Future Plans and Updates

The metafor package is a work in progress and is updated on a regular basis with new functions and options. With metafor.news(), you can read the NEWS file of the package after installation. Comments, feedback, and suggestions for improvements are very welcome.

Citing the Package

To cite the package, please use the following reference:

Viechtbauer, W. (2010). Conducting meta-analyses in R with the metafor package. Journal of Statistical Software, 36(3), 1--48. http://www.jstatsoft.org/v36/i03/.

Getting Started with the Package

The paper mentioned above is a good starting place for those interested in using the metafor package. The purpose of the article is to provide a general overview of the package and its capabilities (as of version 1.4-0). Not all of the functions and options are described in the paper, but it should provide a useful introduction to the package. The paper can be freely downloaded from the URL given above or can be directly loaded with the command vignette("metafor").

In addition to reading the paper, carefully read this page and then the help pages for the escalc and the rma.uni functions (or the rma.mh, rma.peto, rma.glmm, rma.mv functions if you intend to use these methods). The help pages for these functions provide links to many additional functions, which can be used after fitting a model. You can also read the entire documentation online at https://wviechtb.github.io/metafor/reference/index.html (where it is nicely formatted, equations are shown correctly, and the output from all examples is provided).

A (pdf) diagram showing the various functions in the metafor package (and how they are related to each other) can be opened with the command vignette("metafor_diagram").

Finally, additional information about the package, several detailed analysis examples, examples of plots and figures provided by the package (with the corresponding code), some additional tips and notes, and a FAQ can be found on the package website at http://www.metafor-project.org/.

References

Cooper, H., Hedges, L. V., & Valentine, J. C. (Eds.) (2009). The handbook of research synthesis and meta-analysis (2nd ed.). New York: Russell Sage Foundation.

Gleser, L. J., & Olkin, I. (2009). Stochastically dependent effect sizes. In H. Cooper, L. V. Hedges, & J. C. Valentine (Eds.), The handbook of research synthesis and meta-analysis (2nd ed., pp. 357--376). New York: Russell Sage Foundation.

Hedges, L. V., & Olkin, I. (1985). Statistical methods for meta-analysis. San Diego, CA: Academic Press.

Hedges, L. V., & Vevea, J. L. (1998). Fixed- and random-effects models in meta-analysis. Psychological Methods, 3, 486--504.

Laird, N. M., & Mosteller, F. (1990). Some statistical methods for combining experimental results. International Journal of Technology Assessment in Health Care, 6, 5--30.

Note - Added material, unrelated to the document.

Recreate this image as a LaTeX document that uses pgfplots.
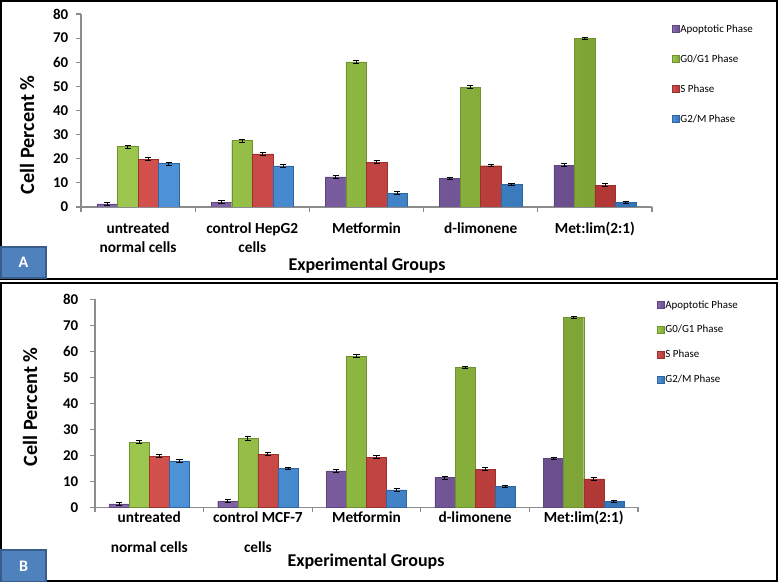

Mantel, N., & Haenszel, W. (1959). Statistical aspects of the analysis of data from retrospective studies of disease. Journal of the National Cancer Institute, 22, 719--748.

Viechtbauer, W. (2010). Conducting meta-analyses in R with the metafor package. Journal of Statistical Software, 36(3), 1--48. http://www.jstatsoft.org/v36/i03/.

Yusuf, S., Peto, R., Lewis, J., Collins, R., & Sleight, P. (1985). Beta blockade during and after myocardial infarction: An overview of the randomized trials. Progress in Cardiovascular Disease, 27, 335--371.